Answer
$667.8\;\rm nm$
Work Step by Step
Since we have several wavelengths, each wavelength will diffract at a different angle.
We are given that the light of 501.5 nm creates a first-order bright fringe 21.90 cm from the central maximum.

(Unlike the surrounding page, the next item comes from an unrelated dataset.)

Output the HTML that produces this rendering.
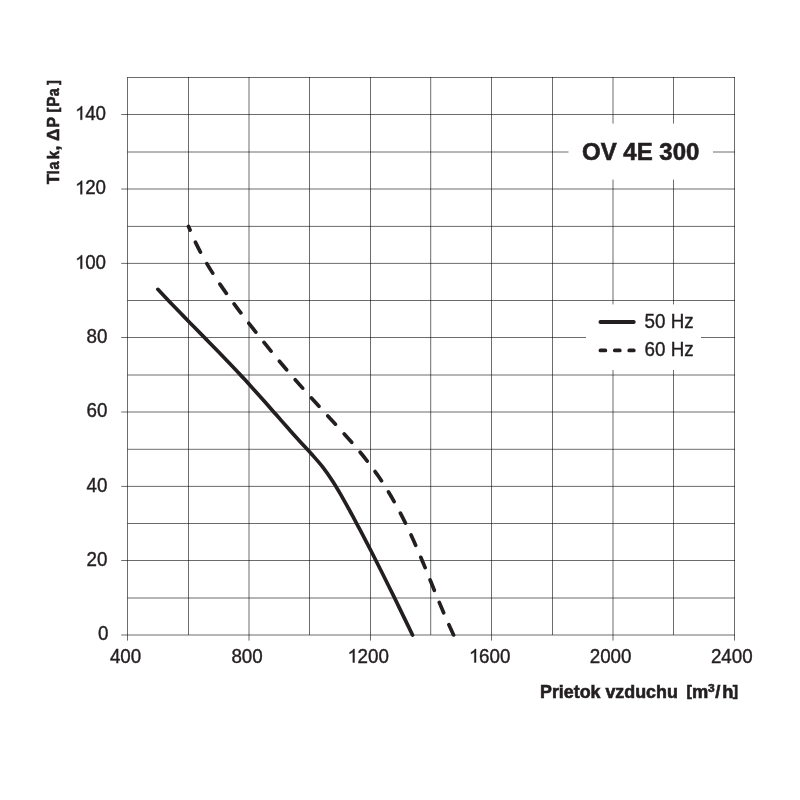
<!DOCTYPE html>
<html><head><meta charset="utf-8"><title>OV 4E 300</title>
<style>
html,body{margin:0;padding:0;background:#fff;}
body{width:800px;height:800px;overflow:hidden;}
svg{display:block;will-change:transform;}
text{font-family:"Liberation Sans",sans-serif;fill:#231f20;stroke:#231f20;stroke-width:0.38px;}
.b{font-weight:bold;stroke-width:0.6px;}
</style></head><body>
<svg width="800" height="800" viewBox="0 0 800 800">
<rect width="800" height="800" fill="#fff"/>
<g stroke="#000" stroke-opacity="0.576" stroke-width="1" fill="none">
<line x1="127.50" y1="77.00" x2="127.50" y2="640.60"/>
<line x1="188.50" y1="77.00" x2="188.50" y2="635.00"/>
<line x1="249.00" y1="77.00" x2="249.00" y2="640.60"/>
<line x1="309.50" y1="77.00" x2="309.50" y2="635.00"/>
<line x1="370.50" y1="77.00" x2="370.50" y2="640.60"/>
<line x1="430.70" y1="77.00" x2="430.70" y2="635.00"/>
<line x1="491.50" y1="77.00" x2="491.50" y2="640.60"/>
<line x1="552.50" y1="77.00" x2="552.50" y2="635.00"/>
<line x1="613.00" y1="77.00" x2="613.00" y2="640.60"/>
<line x1="673.50" y1="77.00" x2="673.50" y2="635.00"/>
<line x1="734.50" y1="77.00" x2="734.50" y2="640.60"/>
<line x1="127.50" y1="77.50" x2="735.00" y2="77.50"/>
<line x1="121.20" y1="114.50" x2="735.00" y2="114.50"/>
<line x1="127.50" y1="152.00" x2="735.00" y2="152.00"/>
<line x1="121.20" y1="189.00" x2="735.00" y2="189.00"/>
<line x1="127.50" y1="226.40" x2="735.00" y2="226.40"/>
<line x1="121.20" y1="263.40" x2="735.00" y2="263.40"/>
<line x1="127.50" y1="300.50" x2="735.00" y2="300.50"/>
<line x1="121.20" y1="337.50" x2="735.00" y2="337.50"/>
<line x1="127.50" y1="375.00" x2="735.00" y2="375.00"/>
<line x1="121.20" y1="412.00" x2="735.00" y2="412.00"/>
<line x1="127.50" y1="449.30" x2="735.00" y2="449.30"/>
<line x1="121.20" y1="486.40" x2="735.00" y2="486.40"/>
<line x1="127.50" y1="523.50" x2="735.00" y2="523.50"/>
<line x1="121.20" y1="560.50" x2="735.00" y2="560.50"/>
<line x1="127.50" y1="598.00" x2="735.00" y2="598.00"/>
<line x1="121.20" y1="635.00" x2="735.00" y2="635.00"/>
</g>
<rect x="568.5" y="123.6" width="144.5" height="56" fill="#fff"/>
<rect x="586" y="304.4" width="115" height="65.6" fill="#fff"/>
<path d="M157.85 289.35C159.83 291.45 165.77 297.76 169.76 301.93C173.75 306.10 177.77 310.25 181.80 314.39C185.82 318.54 189.87 322.66 193.91 326.79C197.95 330.91 202.00 335.03 206.04 339.16C210.08 343.29 214.13 347.41 218.15 351.56C222.17 355.70 226.18 359.85 230.17 364.03C234.15 368.21 238.12 372.40 242.05 376.63C245.98 380.86 249.88 385.12 253.75 389.40C257.61 393.68 261.44 398.00 265.27 402.33C269.09 406.65 272.89 411.00 276.71 415.33C280.52 419.67 284.33 424.02 288.16 428.34C292.00 432.66 295.85 436.97 299.74 441.25C303.63 445.53 307.67 449.69 311.51 454.00C315.35 458.32 319.24 462.58 322.77 467.12C326.30 471.66 329.54 476.42 332.68 481.25C335.82 486.08 338.71 491.08 341.61 496.08C344.51 501.08 347.27 506.17 350.05 511.25C352.83 516.32 355.57 521.42 358.28 526.52C361.00 531.62 363.69 536.74 366.35 541.86C369.01 546.99 371.65 552.12 374.27 557.27C376.89 562.41 379.49 567.56 382.07 572.72C384.66 577.89 387.22 583.06 389.78 588.23C392.33 593.41 394.87 598.60 397.40 603.79C399.93 608.98 402.45 614.17 404.97 619.38C407.48 624.58 411.24 632.40 412.50 635.00" fill="none" stroke="#231f20" stroke-width="3.7" stroke-linecap="round" stroke-linejoin="round"/>
<path d="M188.50 226.40C189.83 229.40 193.61 238.54 196.49 244.42C199.37 250.30 202.49 256.03 205.76 261.69C209.02 267.34 212.50 272.87 216.07 278.33C219.64 283.80 223.39 289.17 227.19 294.49C230.99 299.82 234.93 305.07 238.88 310.29C242.83 315.52 246.87 320.70 250.91 325.87C254.94 331.03 259.01 336.18 263.11 341.29C267.21 346.40 271.34 351.49 275.52 356.53C279.69 361.58 283.91 366.59 288.17 371.56C292.43 376.53 296.74 381.45 301.08 386.36C305.42 391.26 309.81 396.12 314.20 400.97C318.60 405.83 323.04 410.65 327.46 415.49C331.89 420.32 336.36 425.13 340.75 430.00C345.14 434.87 349.54 439.74 353.79 444.71C358.05 449.68 362.26 454.68 366.28 459.82C370.31 464.97 374.21 470.19 377.92 475.56C381.63 480.92 385.16 486.41 388.55 492.00C391.93 497.58 395.15 503.28 398.24 509.04C401.34 514.81 404.27 520.67 407.11 526.57C409.95 532.48 412.65 538.46 415.30 544.46C417.95 550.46 420.48 556.52 423.01 562.58C425.54 568.65 427.99 574.75 430.48 580.82C432.96 586.90 435.41 593.00 437.92 599.05C440.43 605.11 442.94 611.16 445.55 617.15C448.17 623.14 452.26 632.02 453.60 635.00" fill="none" stroke="#231f20" stroke-width="3.7" stroke-linecap="round" stroke-linejoin="round" stroke-dasharray="11.2 13.15" stroke-dashoffset="7.2"/>
<line x1="600.4" y1="322" x2="633.8" y2="322" stroke="#231f20" stroke-width="3.8" stroke-linecap="round"/>
<line x1="600.4" y1="350.4" x2="633.8" y2="350.4" stroke="#231f20" stroke-width="3.7" stroke-linecap="round" stroke-dasharray="5 9.4"/>
<path d="M763 0H583V1147Q518 1085 412.5 1023T223 930V1104Q374 1175 487 1276T647 1472H763Z" transform="translate(75.14 119.75) scale(0.00918 -0.00918)" fill="#231f20" stroke="#231f20" stroke-width="41.4"/>
<text transform="translate(85.14 119.75) scale(1 1.040)" font-size="18.80">40</text>
<path d="M763 0H583V1147Q518 1085 412.5 1023T223 930V1104Q374 1175 487 1276T647 1472H763Z" transform="translate(75.14 194.25) scale(0.00918 -0.00918)" fill="#231f20" stroke="#231f20" stroke-width="41.4"/>
<text transform="translate(85.14 194.25) scale(1 1.040)" font-size="18.80">20</text>
<path d="M763 0H583V1147Q518 1085 412.5 1023T223 930V1104Q374 1175 487 1276T647 1472H763Z" transform="translate(75.14 268.65) scale(0.00918 -0.00918)" fill="#231f20" stroke="#231f20" stroke-width="41.4"/>
<text transform="translate(85.14 268.65) scale(1 1.040)" font-size="18.80">00</text>
<text transform="translate(86.49 342.75) scale(1 1.040)" font-size="18.80">80</text>
<text transform="translate(86.49 417.25) scale(1 1.040)" font-size="18.80">60</text>
<text transform="translate(86.49 491.65) scale(1 1.040)" font-size="18.80">40</text>
<text transform="translate(86.49 565.75) scale(1 1.040)" font-size="18.80">20</text>
<text transform="translate(97.94 640.25) scale(1 1.040)" font-size="18.80">0</text>
<text transform="translate(109.92 662.50) scale(1 1.040)" font-size="18.80">400</text>
<text transform="translate(231.42 662.50) scale(1 1.040)" font-size="18.80">800</text>
<path d="M763 0H583V1147Q518 1085 412.5 1023T223 930V1104Q374 1175 487 1276T647 1472H763Z" transform="translate(347.52 662.50) scale(0.00918 -0.00918)" fill="#231f20" stroke="#231f20" stroke-width="41.4"/>
<text transform="translate(357.52 662.50) scale(1 1.040)" font-size="18.80">200</text>
<path d="M763 0H583V1147Q518 1085 412.5 1023T223 930V1104Q374 1175 487 1276T647 1472H763Z" transform="translate(469.02 662.50) scale(0.00918 -0.00918)" fill="#231f20" stroke="#231f20" stroke-width="41.4"/>
<text transform="translate(479.02 662.50) scale(1 1.040)" font-size="18.80">600</text>
<text transform="translate(589.69 662.50) scale(1 1.040)" font-size="18.80">2000</text>
<text transform="translate(710.89 662.50) scale(1 1.040)" font-size="18.80">2400</text>
<text transform="translate(644.6 327.7) scale(1 1.040)" font-size="18.8">50 Hz</text>
<text transform="translate(644.6 356.1) scale(1 1.040)" font-size="18.8">60 Hz</text>
<text class="b" x="582" y="160.2" font-size="24">OV 4E 300</text>
<g>
<text class="b" style="stroke-width:0.6px" transform="translate(58.65 184.28) rotate(-90) scale(0.960 1)" font-size="17.3">T</text>
<text class="b" style="stroke-width:0.6px" transform="translate(58.65 174.32) rotate(-90) scale(0.780 1)" font-size="17.3">l</text>
<text class="b" style="stroke-width:0.6px" transform="translate(58.65 169.60) rotate(-90) scale(0.840 1)" font-size="17.3">a</text>
<text class="b" style="stroke-width:0.6px" transform="translate(58.65 159.37) rotate(-90) scale(0.880 1)" font-size="17.3">k</text>
<text class="b" style="stroke-width:0.6px" transform="translate(58.65 150.51) rotate(-90) scale(1.000 1)" font-size="17.3">,</text>
<text class="b" style="stroke-width:0.6px" transform="translate(58.65 140.96) rotate(-90) scale(1.000 1)" font-size="17.3">Δ</text>
<text class="b" style="stroke-width:0.6px" transform="translate(58.65 127.57) rotate(-90) scale(0.920 1)" font-size="17.3">P</text>
<text class="b" style="stroke-width:0.6px" transform="translate(57.65 112.62) rotate(-90) scale(0.930 1)" font-size="15.5">[</text>
<text class="b" style="stroke-width:0.6px" transform="translate(58.65 106.85) rotate(-90) scale(0.900 1)" font-size="17.3">P</text>
<text class="b" style="stroke-width:0.6px" transform="translate(58.65 96.15) rotate(-90) scale(0.830 1)" font-size="17.3">a</text>
<text class="b" style="stroke-width:0.6px" transform="translate(57.65 84.98) rotate(-90) scale(0.930 1)" font-size="15.5">]</text>
</g>
<text class="b" x="540" y="697.7" font-size="17.85">Prietok vzduchu</text>
<text class="b" transform="translate(686.6 697.7) scale(1.04 1)" font-size="17.6"><tspan font-size="15.4" dy="-1.4" dx="-0.2">[</tspan><tspan dy="1.4" dx="0.2">m</tspan><tspan font-size="11.5" dy="-5.6" dx="-0.3">3</tspan><tspan dy="5.6" dx="0.7">/</tspan><tspan dx="1.9">h</tspan><tspan font-size="15.4" dy="-1.4" dx="-0.6">]</tspan></text>
</svg>
</body></html>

Hence, for this wavelength,
$$d\sin\theta_1=(1)\lambda$$
Now we need to solve for $d$,
$$d=\dfrac{\lambda}{\sin\theta_1}$$
where $\sin\theta_1=\sin(\tan^{-1}\theta_1)=\sin(\tan^{-1}[y_1/L])$
$$d=\dfrac{\lambda }{\sin(\tan^{-1}[y_1/L])}\tag 1$$
For the other wavelength,
$$d\sin\theta_1'=(1)\lambda'$$
Now we need to solve for $\lambda'$
$$ \lambda'=d\sin\theta_1'$$
where $\sin\theta_1'=\sin(\tan^{-1}[y_1'/L])$
$$ \lambda'=d \sin(\tan^{-1}[y_1'/L])$$
Plugging from (1);
$$ \lambda'=\dfrac{\lambda }{\sin(\tan^{-1}[y_1/L])}\sin(\tan^{-1}[y_1'/L])$$
Plugging the given;
$$ \lambda'=\dfrac{501.5}{\sin(\tan^{-1}[21.90/50.0])}\sin(\tan^{-1}[31.60/50.0])$$
$$ \lambda'=\color{red}{\bf 667.8}\;\rm nm$$